Some of the most commonly used herbal substances for diabetes in TCM include:

  1. Panax ginseng (Korean ginseng), which has a long history of use as a hypoglycemic agent. At least five constituents of this herb have been shown to exert hypoglycemic effects. In one study, treatment with ginseng lowered blood glucose levels and improved mood and psychological performance as compared with placebo. Recommended dosage is 100–200 mg/day.

  2. Momodica charantia (balsam pear), which is dried, powdered, and made into pills. A dosage of 18 g/day has been shown to reduce blood glucose.

  3. Lagenaria siceraria (bottle gourd), given as a decoction or pills. The recommended dose is 3 g/day. This, too, has been shown to reduce blood glucose levels.
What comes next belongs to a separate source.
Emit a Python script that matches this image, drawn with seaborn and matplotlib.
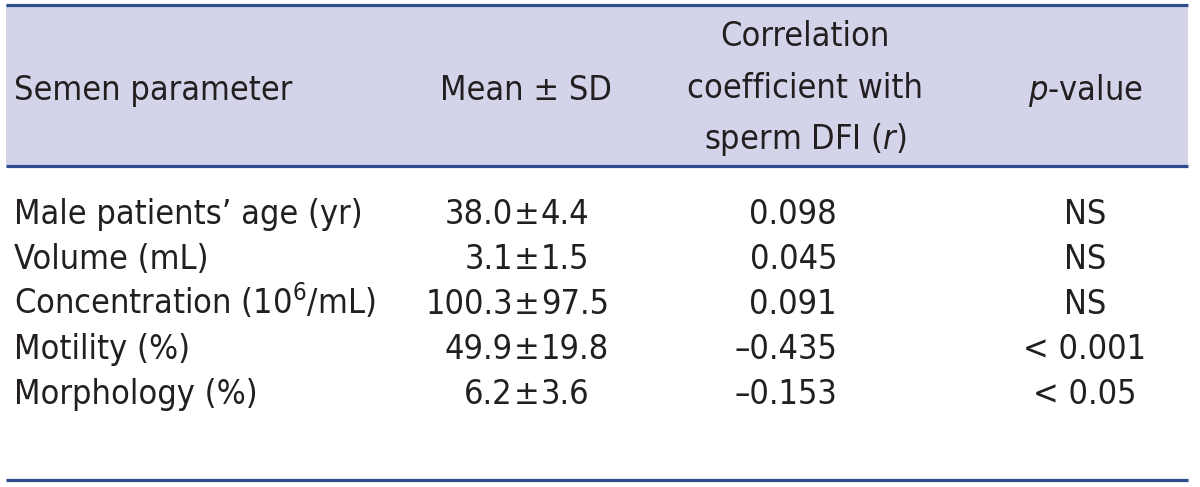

  4. Psidium gnajava, taken in the form of fresh leaves or as an infusion and drunk as a tea. The dosage is 9 g/day. It acts to reduce blood glucose levels.

The above herbs do not appear to increase insulin levels, but rather enhance carbohydrate utilization. Patients should have their type of diabetes and any other diagnoses confirmed before initiating any herbal treatment. In addition, one should first ascertain the credibility of the herbal therapist by inquiring about where and for how long the person received training and about membership in herbal associations such as the American Herbalists Guild. To become members, herbalists must submit three letters of reference from other professional herbalists, a description of their training, and an account of at least 4 years of experience working with medicinal herbs. As part of their training, TCM practitioners learn about the proper use of herbals.

Many Chinese herbs and formulations have been used safely for centuries in the hands of trained TCM practitioners. It is important to recognize, however, that data on drug-herb interactions are scarce, and there are clear contraindications to the use of specific herbs in certain populations, such as pregnant women.

Discontinuing conventional medications in favor of herbal formulations may lead to serious complications such as significant hyperglycemia, and combining conventional hypoglycemic agents with herbal preparations without proper monitoring could lead to hypoglycemia.

The Food and Drug Administration (FDA) does not regulate herbs, minerals, animal products, and patent formulas that come into the United States from China. Herbal products are considered dietary supplements according to the Dietary Supplement and Health Education Act (DSHEA) of 1994; therefore, the manufacturers do not need FDA approval or evaluation for safety, purity, and efficacy before bringing their products to market. There have been reports of some formulas imported from China containing heavy metals such as lead and mercury and of others being deliberately adulterated with conventional Western pharmaceuticals, such as corticosteroids, anti-inflammatory agents, and benzodiazepines.